Have you ever been saved by a stranger’s acknowledgment or smile? Perhaps you were feeling particularly low, as if looking up at the curb. And then, through an act of unintended grace, another soul throws you a lifeline and let’s you know you are indeed still here…among the living and the loved.
A few years ago I spent the afternoon with a former boyfriend in Central Park. We had recently learned serendipitously that we’d be visiting New York at the same time and decided to connect while there. The break-up had been less than tidy and it seemed there might be lingering feelings, so naturally I assumed the afternoon would seamlessly flow into an evening together.
Besides this being a deeply flawed business model, fraught with risks galore, I didn’t see it coming when after a perfectly peachy afternoon together he told me he had plans that night that didn’t include me.
So deflated, feeling so foolish, so hurt (too hurt to be angry), and feeling wholly invisible to the world I walked home in a daze…whipsawed.
Earlier in the day we’d been sitting on a park bench with my legs flung over his. We were laughing and chatting and flirting, very much in our own private Idaho. We became aware of an elderly couple stopped in front of us, seemingly watching us. There was a distance in the old woman’s gaze as she stood staring at us, transfixed. Her husband read the question on my face and said, “She’s remembering.”
Shortly after that piercingly beautiful moment, I found myself walking back across the park. Alone.
The self-recrimination started immediately. How could I have been so stupid? He was, after all, an EX-boyfriend and I had made some serious ASSumptions about the evening. I should have known better. Why had I played things so forward? It’s not as if we had planned the trip together or made any concrete plans. And why in the world am I so wrecked by this when we aren’t even a couple? And on and on and on.
Unable to salvage my evening with friends in the city, I made it to the neighborhood bodega I frequent when in town to get a sandwich. What should have been a mundane, transactional experience with the cashier – like so many before it – turned out to be a life-saving kind of moment forever seared on my heart.

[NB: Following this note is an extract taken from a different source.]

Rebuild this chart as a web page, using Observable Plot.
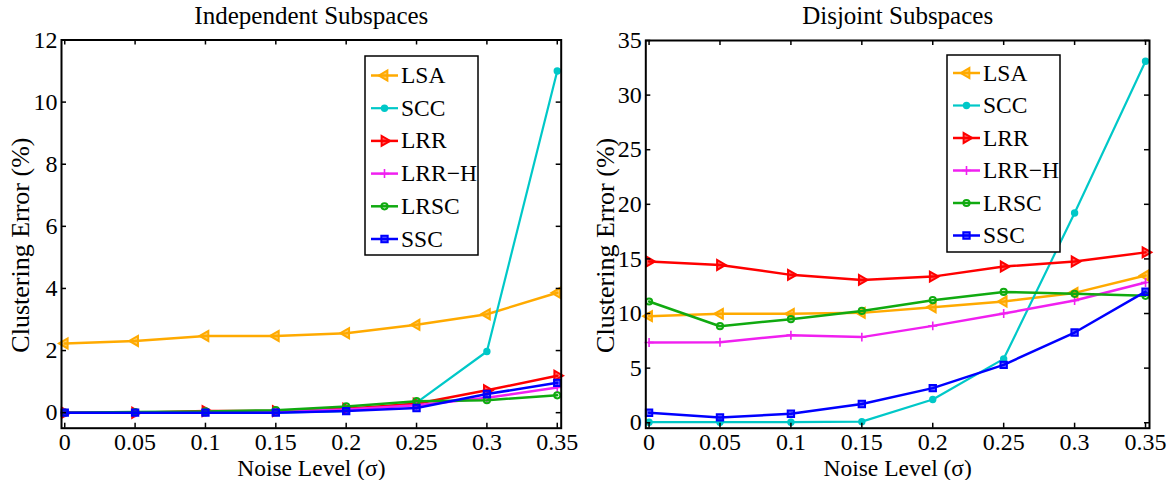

The storekeeper didn’t say “Chin up, Miss” in either words or sentiment, but I felt a mild warmth coming from him that was somehow life-affirming. It was a nourishing, human-to-human moment that lovingly disabled the invisibility cloak I was wearing. And the power of that moment is still barely speech-ripe.
A few months ago I learned the bodega is closing after 20 years in business. The “green awning place” (as it has been called by our family for many years now), is suffering at the hands of a landlord doubling their rent. In speaking with the owner I sensed his despair. “Have you considered moving farther east,” I asked in rescue mode. He told me the story was the same all over the neighborhood and that he would be forced to look for a job working for someone else.
Hand over heart, I told him how so sorry I was as I left with my bagel and Diet Dr. Pepper. He will never know how he saved me that night long ago. Hard enough to articulate period, it would have been all the more difficult with the language barrier between us. And yet, I’d like to believe that our recent exchange was, for him, something akin the one I experienced over that same counter three years ago.
To be seen and heard and valued by another is, if only for a moment and if only by a stranger, a life force we should not underestimate. As Brené Brown speaks and writes about extensively, we humans are hardwired for connection, love and belonging. So be generous with your eye contact and smiles for others…you never know when your actions might serve as a lifeline.
Put simply and quoting John Shelby Spong, love wastefully.